„Österreichs Homosexuelle haben heute, am Internationalen Tag der Menschenrechte, an dem auch das 50-Jahres-Jubiläum der Allgemeinen Erklärung der Menschenrechte begangen wird, wenig Grund zum Feiern“, erklärt Waltraud Riegler, Obfrau der Homosexuellen Initiative (HOSI) Wien. „Daß in Österreich die Menschenrechte von Lesben und Schwulen immer noch massiv verletzt werden, ist aber auch eine Schande für das ganze Land und daher hat wohl auch Österreich nicht wirklich Grund zum Feiern.“
Ständig am Pranger internationaler Menschenrechtsinstanzen
Wegen § 209 Strafgesetzbuch, der ein diskriminierend höheres Mindestalter für homosexuelle Handlungen vorsieht (1997 wurde ein solches von der Europäischen Menschenrechtskommission in Straßburg als Verletzung der Europäischen Menschenrechtskonvention eingestuft), wird Österreich immer wieder von internationalen Menschenrechtsinstanzen und vom Europa-Parlament gerügt.
UNO-Menschenrechtsausschuß verlangt Streichung des § 209
„Erst im Vormonat“, so HOSI-Wien-Obmann Christian Högl, „wurde Österreich vom UNO-Menschenrechtsausschuß anläßlich der Prüfung seines dritten nach Artikel 40 der UNO-Menschenrechtskonvention vorgelegten Berichts über die Fortschritte bei der Umsetzung der Konvention wegen des unterschiedlichen Mindestalters gerügt.“ Die HOSI Wien hatte den Ausschuß durch einen Alternativ-Bericht auf die Menschenrechtsverletzungen durch § 209 aufmerksam gemacht. In seinen abschließenden Bemerkungen hat der Ausschuß am 5. November schließlich festgestellt, daß § 209 „eine Diskriminierung aufgrund des Geschlechts und der sexuellen Orientierung“ darstellt und gefordert, „daß das Gesetz geändert und diese diskriminierende Bestimmung aufgehoben wird“. Diese Aufforderung war einer von dreizehn Hauptkritikpunkten an Österreich!

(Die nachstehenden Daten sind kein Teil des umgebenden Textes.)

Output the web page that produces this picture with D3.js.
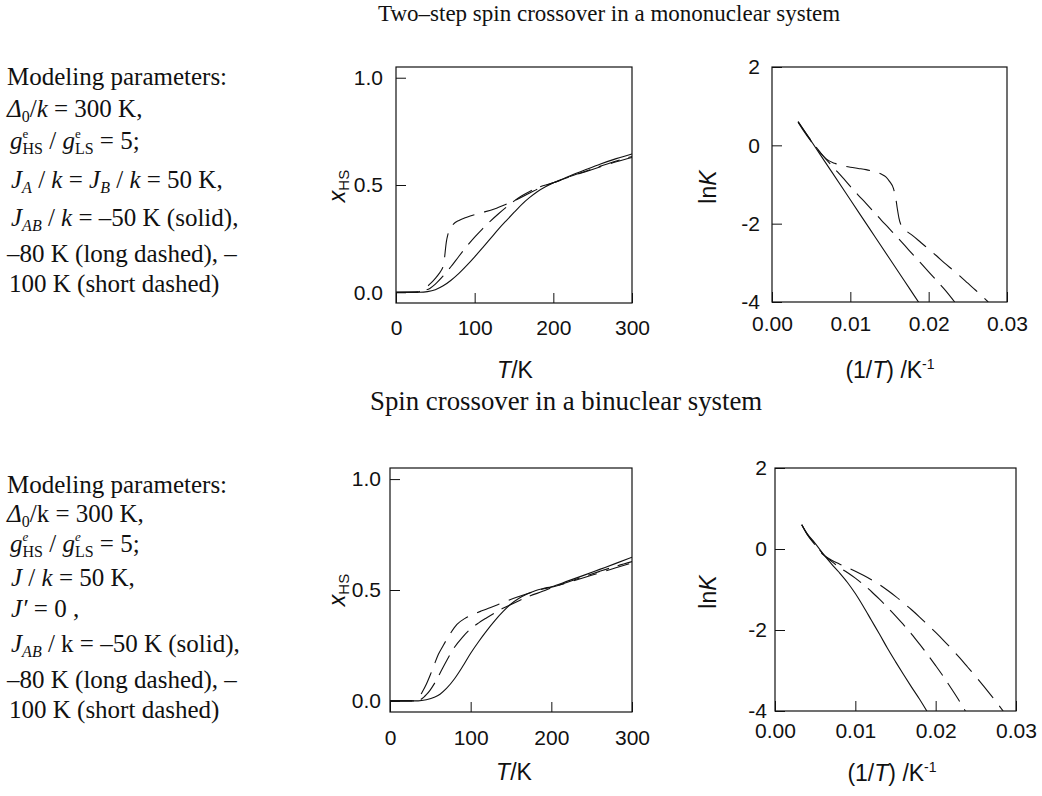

Österreich demnächst zum viertenmal vom Europa-Parlament verurteilt
„Und nächste Woche“, ergänzt HOSI-Wien-Generalsekretär Kurt Krickler, „wird Österreich aller Wahrscheinlichkeit nach zum viertenmal innerhalb von zwei Jahren vom Europäischen Parlament verurteilt werden, denn in Straßburg steht die Verabschiedung des Berichts über die Achtung der Menschenrechte in der EU für das Jahr 1997 auf der Tagesordnung. Mehrere Fraktionen haben bereits entsprechende Abänderungsanträge zum Resolutionsentwurf eingebracht. Nachdem erst vergangenen September Österreich vom EP aufgefordert worden war, § 209 abzuschaffen und alle nach dieser Bestimmung inhaftierten Gefangenen unverzüglich freizulassen, steht eine weitere Verurteilung Österreichs während seiner EU-Präsidentschaft bevor. Es ist wohl das erstemal, daß ein EU-Vorsitzland gleich zweimal während seiner Präsidentschaft vom Europa-Parlament wegen schwerer Menschenrechtsverletzungen verurteilt wird – eine Blamage und Riesenpeinlichkeit für das Land!“
Sofortige Freilassung aller 209er-Gefangenen gefordert
Die HOSI Wien schließt sich der Aufforderung des Europa-Parlaments an und verlangt aus Anlaß des heutigen Tags der Menschenrechte abermals die sofortige Freilassung aller wegen § 209 inhaftierten (sexual-)politischen Gefangenen, die Niederschlagung sämtlicher neuer Verfahren sowie die sofortige Abschaffung des Schandparagraphen.